ABSTRACT

The economy of India has been restructured since 1991 in a manner that has won the support of its middle classes. 1 In place of the Licence and Permit Raj which Jagdish Bhagwati once described as inefficient and perverse to the point of being ‘Kafkaesque’ (Bhagwati 1993: 50), the reforms that were introduced by Finance Minister Manmohan Singh in the summer of 1991, and which have been largely continued by his successors, including the Finance Ministers of the Bharatiya Janata Party (BJP)-led governments which came to power in 1998 and 1999, have opened India’s borders to private capital from overseas as never before, and have secured changes in the country’s trading and financial economies that few would have predicted.

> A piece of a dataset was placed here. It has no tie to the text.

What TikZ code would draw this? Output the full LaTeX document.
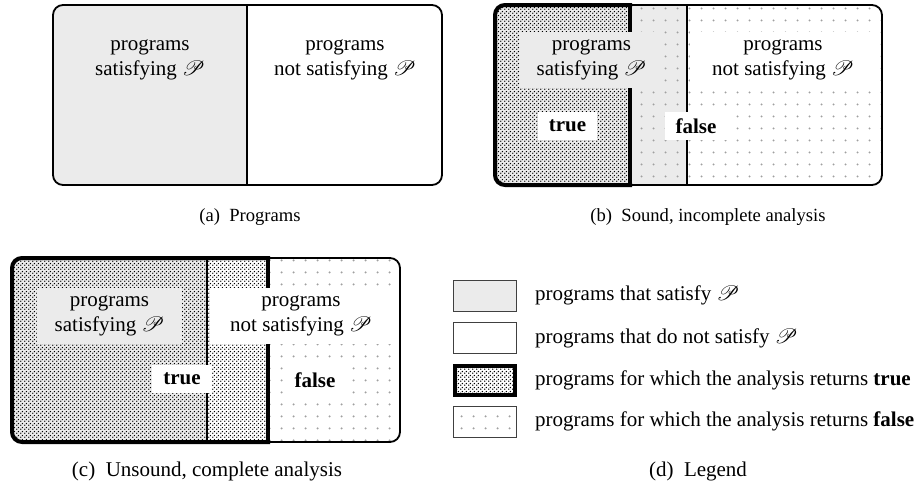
\documentclass[tikz,border=0pt]{standalone}
\usepackage{fontspec}
\setmainfont{Liberation Serif}
\usepackage{mathrsfs}
\usetikzlibrary{patterns.meta}
\definecolor{satgray}{HTML}{EBEBEB}
\definecolor{dotgray}{HTML}{A0A0A0}
\tikzdeclarepattern{
  name=truedots,
  type=uncolored,
  bottom left={(0pt,0pt)},
  top right={(4pt,4pt)},
  tile size={(4pt,4pt)},
  code={
    \pgfpathcircle{\pgfpoint{1pt}{1pt}}{0.9pt}
    \pgfpathcircle{\pgfpoint{3pt}{3pt}}{0.9pt}
    \pgfusepath{fill}
  }
}
\tikzdeclarepattern{
  name=falsedots,
  type=uncolored,
  bottom left={(0pt,0pt)},
  top right={(12pt,12pt)},
  tile size={(12pt,12pt)},
  code={
    \pgfpathcircle{\pgfpoint{6pt}{6pt}}{1.2pt}
    \pgfusepath{fill}
  }
}
\tikzset{
  outerbox/.style={line width=1.8pt, rounded corners=10pt},
  divline/.style={line width=1.4pt},
  truebd/.style={line width=4pt},
  tpat/.style={pattern={truedots}, pattern color=black},
  fpat/.style={pattern={falsedots}, pattern color=dotgray},
  lbl/.style={align=center, inner sep=0pt, minimum height=56pt},
  kw/.style={font=\fontsize{21}{25}\selectfont\bfseries, fill=white, inner xsep=11pt, inner ysep=3pt, minimum height=28pt},
  leg/.style={anchor=west, inner sep=0pt},
  legbox/.style={draw=black!75, line width=0.9pt, minimum width=63pt, minimum height=31pt, inner sep=0pt},
  captext/.style={inner sep=0pt, font=\fontsize{18.6}{23}\selectfont},
  captextb/.style={inner sep=0pt, font=\fontsize{21}{25}\selectfont},
}
\begin{document}
\begin{tikzpicture}[x=1pt,y=-1pt, every node/.append style={font=\fontsize{21}{25}\selectfont}]
\useasboundingbox (0,0) rectangle (921,482);
\fill[white] (0,0) rectangle (921,482);
% ---------------- (a)
\begin{scope}
  \clip[rounded corners=10pt] (53,5) rectangle (442,185);
  \fill[satgray] (53,5) rectangle (247,185);
\end{scope}
\draw[divline] (247,5) -- (247,185);
\draw[outerbox] (53,5) rectangle (442,185);
\node[lbl] (a1) at (150,60) {programs\\satisfying $\mathscr{P}$};
\node[lbl] (a2) at (345,60) {programs\\not satisfying $\mathscr{P}$};
\node[captext] (capa) at (250,217) {(a)\enspace Programs};
% ---------------- (b)
\begin{scope}
  \clip[rounded corners=10pt] (495,5) rectangle (882,185);
  \fill[satgray] (495,5) rectangle (687,185);
  \fill[tpat] (495,5) rectangle (630,185);
  \fill[fpat] (630,5) rectangle (882,185);
\end{scope}
\draw[divline] (687,5) -- (687,185);
\draw[outerbox] (495,5) rectangle (882,185);
\begin{scope}
  \clip (480,0) rectangle (632,195);
  \draw[truebd, rounded corners=10pt] (495,5) rectangle (882,185);
\end{scope}
\draw[truebd] (630,5) -- (630,185);
\node[lbl, fill=satgray, minimum width=143pt] (b1) at (591.5,59.5) {programs\\satisfying $\mathscr{P}$};
\node[lbl, fill=white, minimum width=186pt] (b2) at (783,59.5) {programs\\not satisfying $\mathscr{P}$};
\node[kw] (b3) at (567.5,126) {true};
\node[kw] (b4) at (696,126) {false};
\node[captext] (capb) at (708,217) {(b)\enspace Sound, incomplete analysis};
% ---------------- (c)
\begin{scope}
  \clip[rounded corners=10pt] (12,258) rectangle (400,442);
  \fill[satgray] (12,258) rectangle (207,442);
  \fill[tpat] (12,258) rectangle (268,442);
  \fill[fpat] (268,258) rectangle (400,442);
\end{scope}
\draw[divline] (207,258) -- (207,442);
\draw[outerbox] (12,258) rectangle (400,442);
\begin{scope}
  \clip (0,250) rectangle (270,450);
  \draw[truebd, rounded corners=10pt] (12,258) rectangle (400,442);
\end{scope}
\draw[truebd] (268,258) -- (268,442);
\node[lbl, fill=satgray, minimum width=145pt] (c1) at (109.5,315.5) {programs\\satisfying $\mathscr{P}$};
\node[lbl, fill=white, minimum width=182pt] (c2) at (301,316) {programs\\not satisfying $\mathscr{P}$};
\node[kw] (c3) at (182,379) {true};
\node[kw] (c4) at (315,380) {false};
\node[captextb] (capc) at (207,471) {(c)\enspace Unsound, complete analysis};
% ---------------- (d) legend
\node[legbox, fill=satgray] (l1) at (485,295.5) {};
\node[legbox, fill=white] (l2) at (485,338) {};
\node[legbox, fill=white, tpat, draw=black, line width=4pt, minimum width=60pt, minimum height=29pt] (l3) at (485,380.5) {};
\node[legbox, fill=white] (l4b) at (485,421.5) {};
\node[legbox, fpat] (l4) at (485,421.5) {};
\node[leg] (t1) at (535,295.5) {programs that satisfy $\mathscr{P}$};
\node[leg] (t2) at (535,338) {programs that do not satisfy $\mathscr{P}$};
\node[leg] (t3) at (535,380.5) {programs for which the analysis returns \textbf{true}};
\node[leg] (t4) at (535,421.5) {programs for which the analysis returns \textbf{false}};
\node[captextb] (capd) at (698,471) {(d)\enspace Legend};
\end{tikzpicture}
\end{document}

In just seven years the government of India, aided by many state governments, dismantled the major part of the system of industrial licensing that had taken shape over the previous 40 years; substantially relaxed the provisions of the Monopolies and Restrictive Trade Practices Act of 1969; provided incentives for foreign equity investment in high-priority industries; encouraged joint ventures in these and other industries; reduced the import weighted average tariff from 87 per cent in 1990 to 20.3 per cent in 1997-8; and reduced the cash reserve requirement which links commercial banks to the Reserve Bank of India from 25 per cent in 1990 to around 10 per cent in 1997-8. 2 More recently, the government has restated its intention to divest some state assets, and it has discussed proposals for the abolition of the Food Corporation of India, greater ‘targeting’ in the operations of the public distribution system, and the gradual phasing out of the subsidies which reduce the costs of water, fertiliser and power to some of India’s farmers.